Despite these and similar constructive initiatives, the prime minister has remained reluctant to grasp the nettle of bold leadership. There are excuses, foremost of which is a possible decision on his part to continue to consolidate his personal hold on the ruling party before acting resolutely. Or he may think that a general election, and a big victory, is necessary before he can move decisively.

No one knows to what extent South Africa's future is a hostage of time. Therefore, to temporize when the prime minister can lead, and lead boldly, makes critics despair. At a minimum, Mr. Botha could begin to meet Bishop Tutu halfway. For example, he could go beyond rhetoric to promise legislation repealing the Immorality and mixed Marriages acts. He could modify the pass laws. He could do more than talk about altering apartheid. Most of all he could, before black youth become irretrievably alienated, squarely face the issue of political participation. How is power ultimately to be shared? Will continual violence be necessary to resolve the issue? Mr. Botha knows, and has said, that both questions are intertwined.

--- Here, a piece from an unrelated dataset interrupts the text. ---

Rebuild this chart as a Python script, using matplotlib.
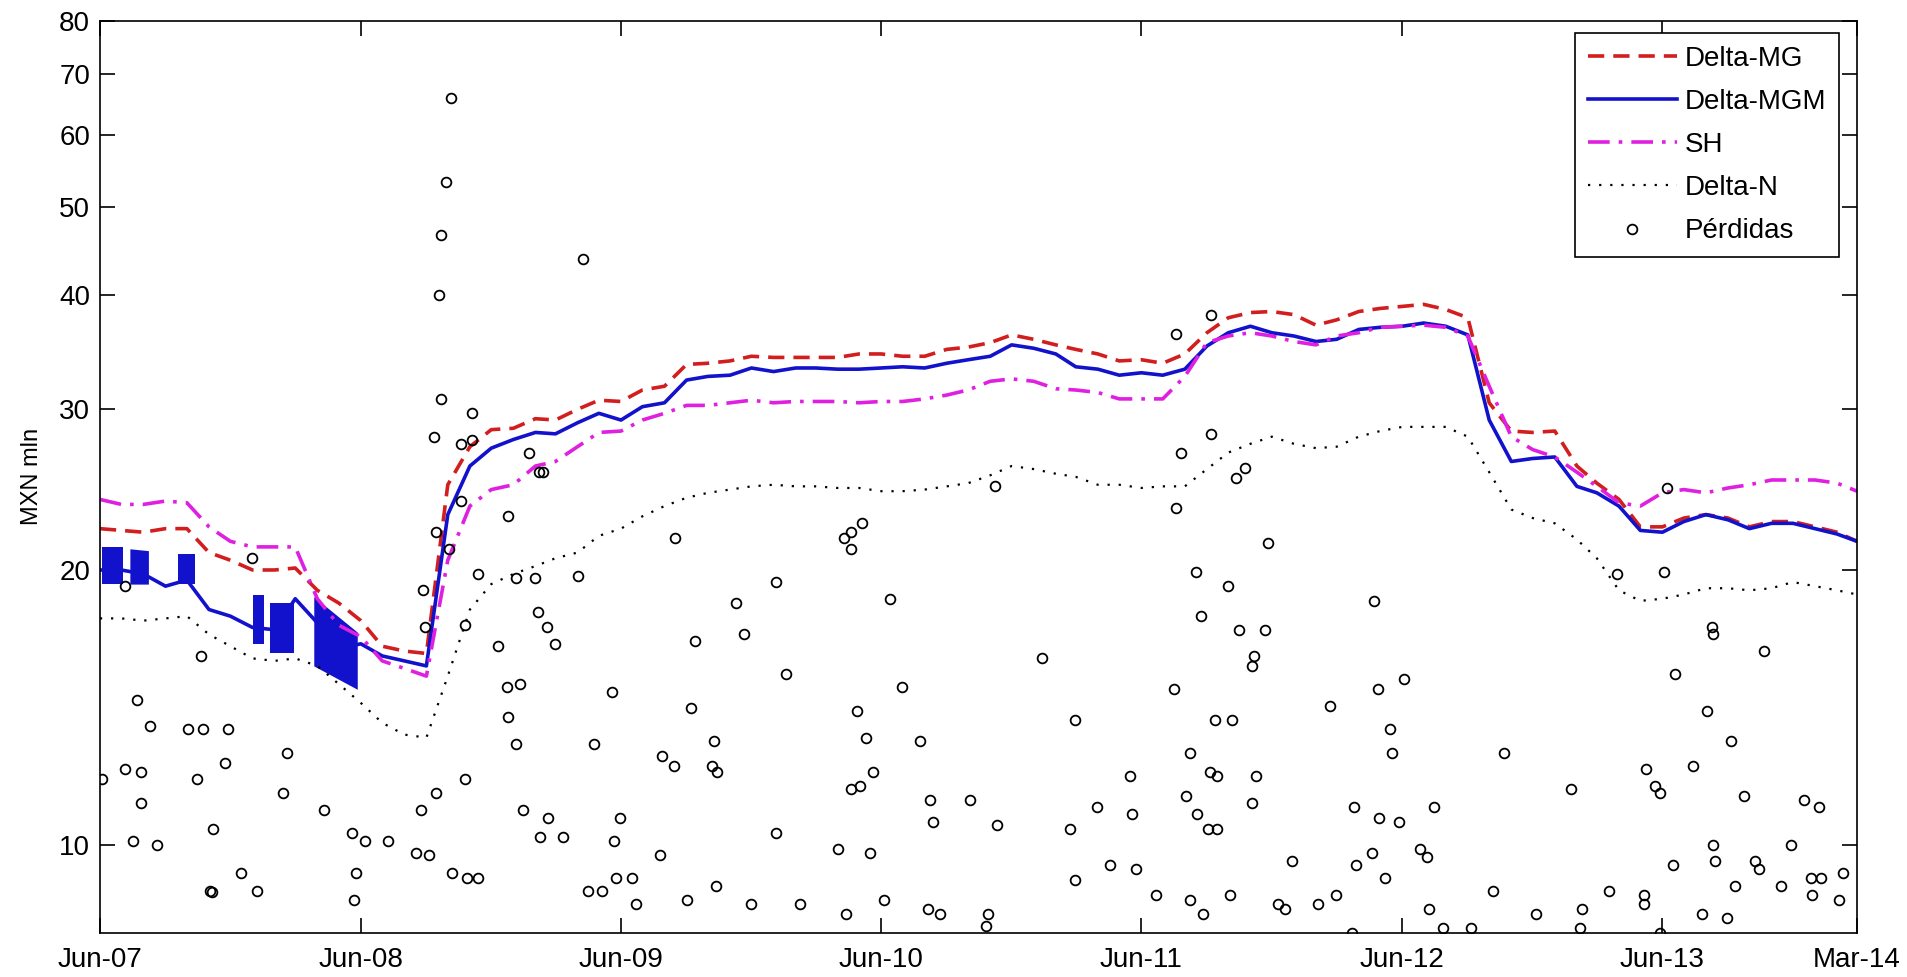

Black leaders are still prepared to talk to Botha and his colleagues about meaningful political growth. But for how long? The main lesson of Zimbabwe's successful struggle for independence was one of timing. It is likely that Botha , the supreme tactician, wants to and an act. The fear, however, is that he will talk either to unrepresentative blacks or to none. Only by answering Bishop Tutu and the students on their own terms can he lead South Africa out of despair.